Virtual Private Network (VPN)
A Virtual Private Network (VPN) creates an encrypted tunnel between your device and a remote server, so anyone watching the network in between sees only unreadable ciphertext instead of your traffic. It is a baseline privacy tool for everyday users and a routine part of an authorised tester’s setup when they need to control the source IP address of their traffic.
How a VPN Works
A VPN client on your device establishes a session with a VPN server and wraps your traffic in an encrypted layer before it leaves the machine.
- The client and server authenticate each other and negotiate keys, then use strong cryptography to encrypt your traffic.
- Encrypted packets travel to the VPN server. Your Internet Service Provider (ISP), or an attacker eavesdropping on the same Wi-Fi, sees only an encrypted stream to a single endpoint — not the sites you visit.
- The server decrypts your traffic and forwards it to its destination.
- Responses return through the same tunnel. To the destination site, the request appears to come from the VPN server’s IP, masking your real address.
The strength of that protection depends entirely on the underlying protocol.
Common VPN Protocols
- WireGuard — a modern, lean protocol with a small codebase, fast handshakes, and strong default cryptography. It has become the preferred choice for new deployments.
- OpenVPN — mature, heavily audited, and highly configurable. It runs over TLS and can use TCP 443 to blend in with normal HTTPS traffic, which helps it slip past restrictive firewalls.
- IKEv2/IPsec — stable and quick to reconnect when a network changes, which makes it a common default on mobile devices.
Avoid legacy PPTP entirely; its encryption is broken and offers no meaningful protection.
Why Use a VPN
- Untrusted networks: Open Wi-Fi at airports and cafes is easy to abuse. An attacker on the same segment can attempt a man-in-the-middle attack to capture cookies or credentials.
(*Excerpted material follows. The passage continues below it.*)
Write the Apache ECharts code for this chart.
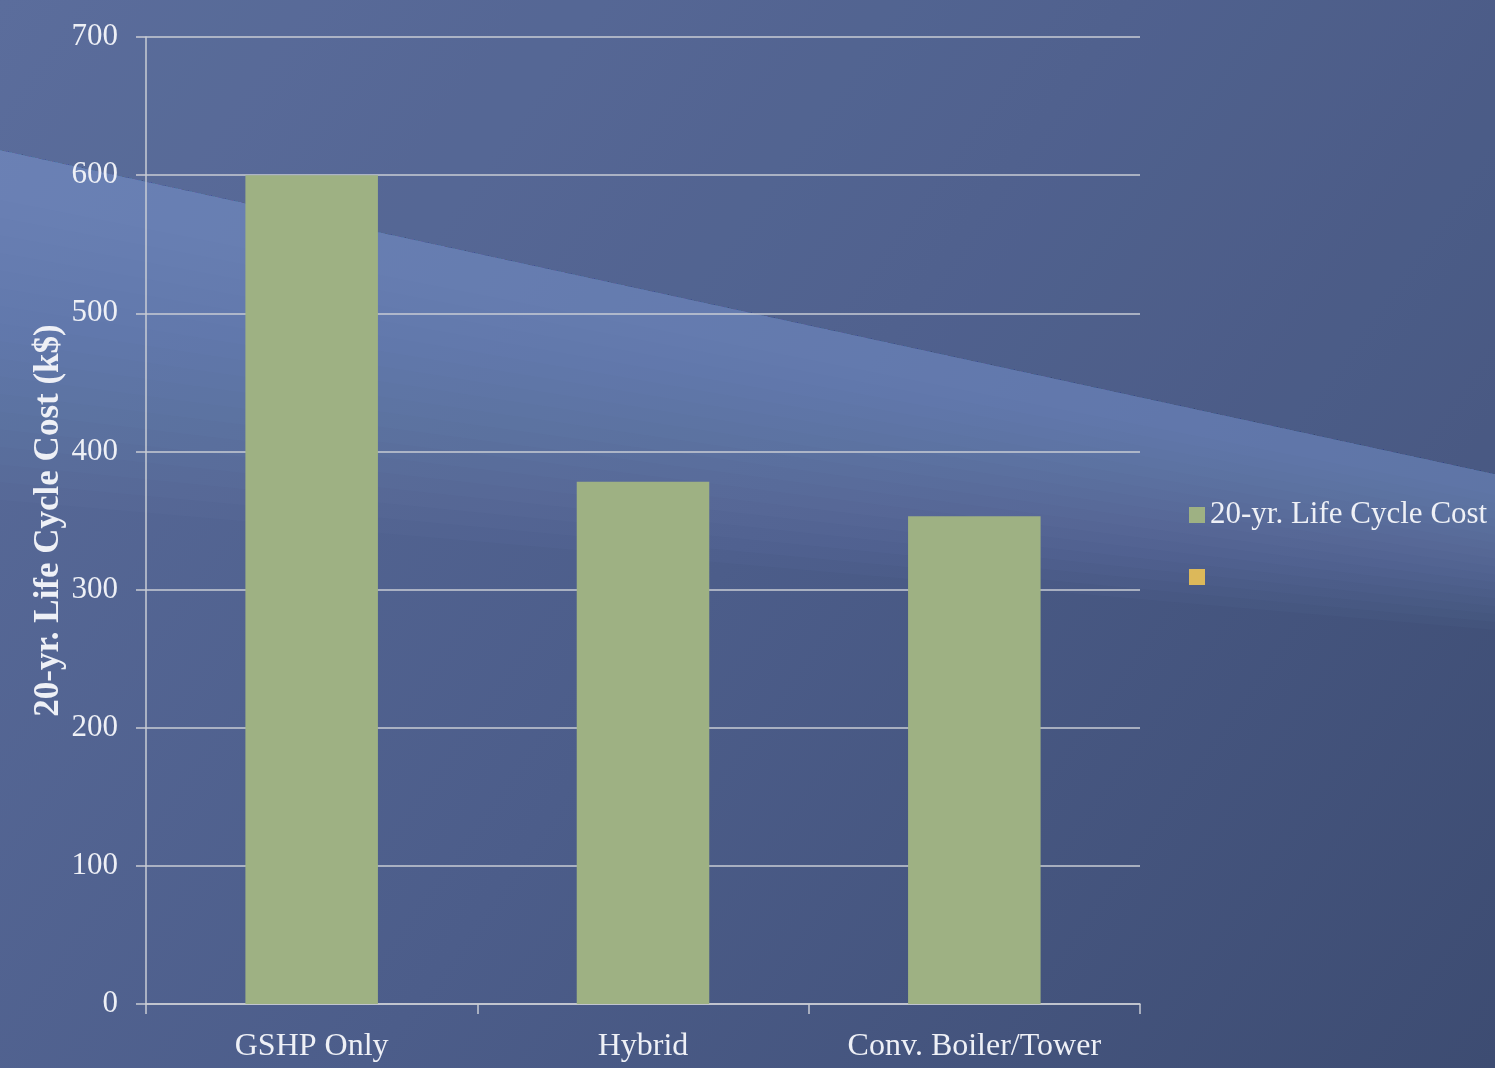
<!DOCTYPE html>
<html>
<head>
<meta charset="utf-8">
<style>
  html, body { margin: 0; padding: 0; background: #4d5e8a; }
  #chart { width: 1495px; height: 1068px; }
</style>
<script src="https://cdn.jsdelivr.net/npm/echarts@6/dist/echarts.min.js"></script>
</head>
<body>
<div id="chart"></div>
<script>
// Life cycle cost comparison (k$)
const categories = ['GSHP Only', 'Hybrid', 'Conv. Boiler/Tower'];
const lifeCycleCost = [600, 378, 353];
const seriesNames = ['20-yr. Life Cycle Cost', ' '];
const yTicks = { min: 0, max: 700, interval: 100 };

const W = 1495, H = 1068;
const textColor = '#eef0f6';
const lineColor = '#c9ccd4';
const fontFamily = '"Liberation Serif", "DejaVu Serif", serif';

const chart = echarts.init(document.getElementById('chart'), null, { renderer: 'canvas' });

// Slide-style backdrop: blue gradient with a soft, fan-shaped light streak
const backdrop = [
  {
    type: 'rect', z: -10, silent: true,
    shape: { x: 0, y: 0, width: W, height: H },
    style: {
      fill: new echarts.graphic.LinearGradient(0, 0, 1, 1, [
        { offset: 0, color: '#5a6c9b' },
        { offset: 0.5, color: '#4c5d8a' },
        { offset: 1, color: '#3d4c72' }
      ])
    }
  },
  {
    type: 'polygon', z: -9, silent: true,
    shape: { points: [[0, 0], [W, 0], [W, 474], [0, 150]] },
    style: { fill: 'rgba(95,112,160,0.22)' }
  }
];
// stacked translucent wedges sharing the upper edge build up the streak's fade
const streakLayers = 18;
for (let k = 0; k < streakLayers; k++) {
  const t = k / (streakLayers - 1);
  backdrop.push({
    type: 'polygon', z: -9, silent: true,
    shape: { points: [[0, 150], [W, 474], [W, 495 + t * 135], [0, 200 + t * 300]] },
    style: { fill: 'rgba(150,175,235,0.036)' }
  });
}

chart.setOption({
  backgroundColor: 'transparent',
  graphic: backdrop,
  textStyle: { fontFamily: fontFamily },
  legend: {
    orient: 'vertical',
    left: 1184,
    top: 494,
    itemWidth: 16,
    itemHeight: 16,
    itemGap: 30,
    icon: 'rect',
    data: seriesNames,
    textStyle: { color: textColor, fontSize: 31, fontFamily: fontFamily, lineHeight: 32 }
  },
  grid: { left: 146, right: 355, top: 37, bottom: 64, containLabel: false },
  xAxis: {
    type: 'category',
    data: categories,
    boundaryGap: true,
    axisLine: { lineStyle: { color: lineColor, width: 1.5 } },
    axisTick: { show: true, length: 10, alignWithLabel: false, lineStyle: { color: lineColor, width: 1.5 } },
    axisLabel: { color: textColor, fontSize: 32, fontFamily: fontFamily, margin: 27 }
  },
  yAxis: {
    type: 'value',
    min: yTicks.min,
    max: yTicks.max,
    interval: yTicks.interval,
    name: '20-yr. Life Cycle Cost (k$)',
    nameLocation: 'middle',
    nameGap: 80,
    nameMoveOverlap: false,
    nameTextStyle: { color: textColor, fontSize: 35, fontWeight: 'bold', fontFamily: fontFamily },
    axisLine: { show: true, lineStyle: { color: lineColor, width: 1.5 } },
    axisTick: { show: true, length: 10, lineStyle: { color: lineColor, width: 1.5 } },
    splitLine: { lineStyle: { color: lineColor, width: 1.5 } },
    axisLabel: { color: textColor, fontSize: 31, fontFamily: fontFamily, margin: 28 }
  },
  series: [
    {
      name: seriesNames[0],
      type: 'bar',
      data: lifeCycleCost,
      barWidth: '40%',
      barGap: '-100%',
      itemStyle: { color: '#9eb183' }
    },
    {
      name: seriesNames[1],
      type: 'bar',
      data: [],
      barWidth: '40%',
      barGap: '-100%',
      itemStyle: { color: '#dcb85a' }
    }
  ]
});
</script>
</body>
</html>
A VPN keeps that traffic unreadable to them.
- Hiding your source IP: During authorised testing, a VPN gives you a consistent, controlled egress address and prevents your ISP-assigned IP from appearing in a target’s logs.
- Bypassing network filtering: Routing through a server in another location can restore access to sites blocked by a local network or ISP.
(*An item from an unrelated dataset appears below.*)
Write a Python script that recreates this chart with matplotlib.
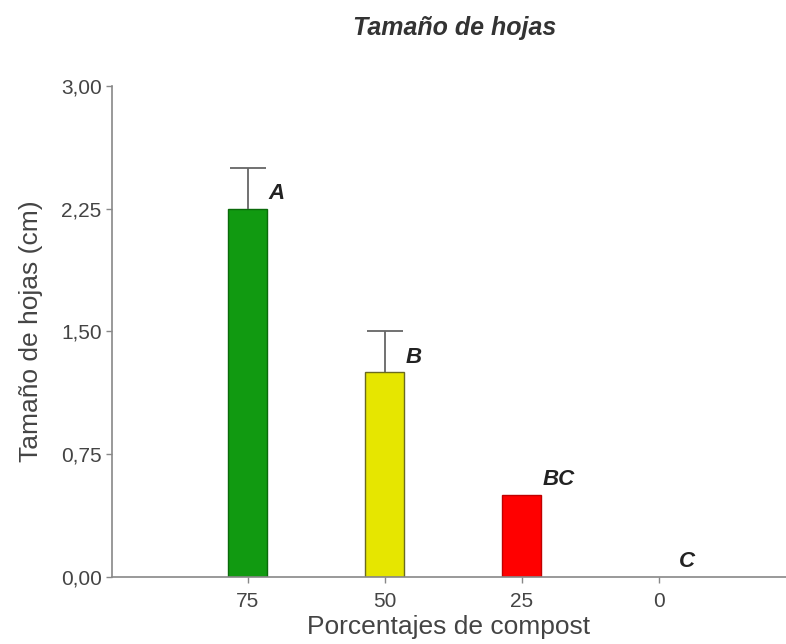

- Remote corporate access: Organisations use VPNs so employees can reach internal systems from outside the office over an encrypted link.
What a VPN Does Not Do
A VPN is not anonymity, and treating it as such is a common mistake. It moves trust from your ISP to your VPN provider — that provider can still see your traffic patterns. It does not stop tracking cookies, browser fingerprinting, or you logging into an account that identifies you. For a broader threat model, see anonymity and privacy.
Two leaks routinely undermine a VPN even when the tunnel is up:
- DNS leaks, where lookups bypass the tunnel and reveal the domains you visit to your ISP.
- WebRTC leaks in browsers, which can expose your real IP through peer-to-peer APIs.
A good client mitigates both and includes a kill switch that blocks all traffic if the tunnel drops, preventing accidental exposure.
VPN vs. Proxy Server
A proxy server also hides your IP, but it usually serves a single application, such as a browser, and often provides no encryption. A VPN operates at the operating-system level and encrypts every connection leaving the device — browser, game client, or terminal command alike.
A Warning About Free VPNs
Running a fast, global server network is expensive, so a genuinely free VPN has to make money somehow. Many free providers log browsing activity and sell it to advertisers, which defeats the entire point. Prefer a reputable provider with an independently audited no-logs policy, and remember that “no-logs” is only as trustworthy as the audit behind it.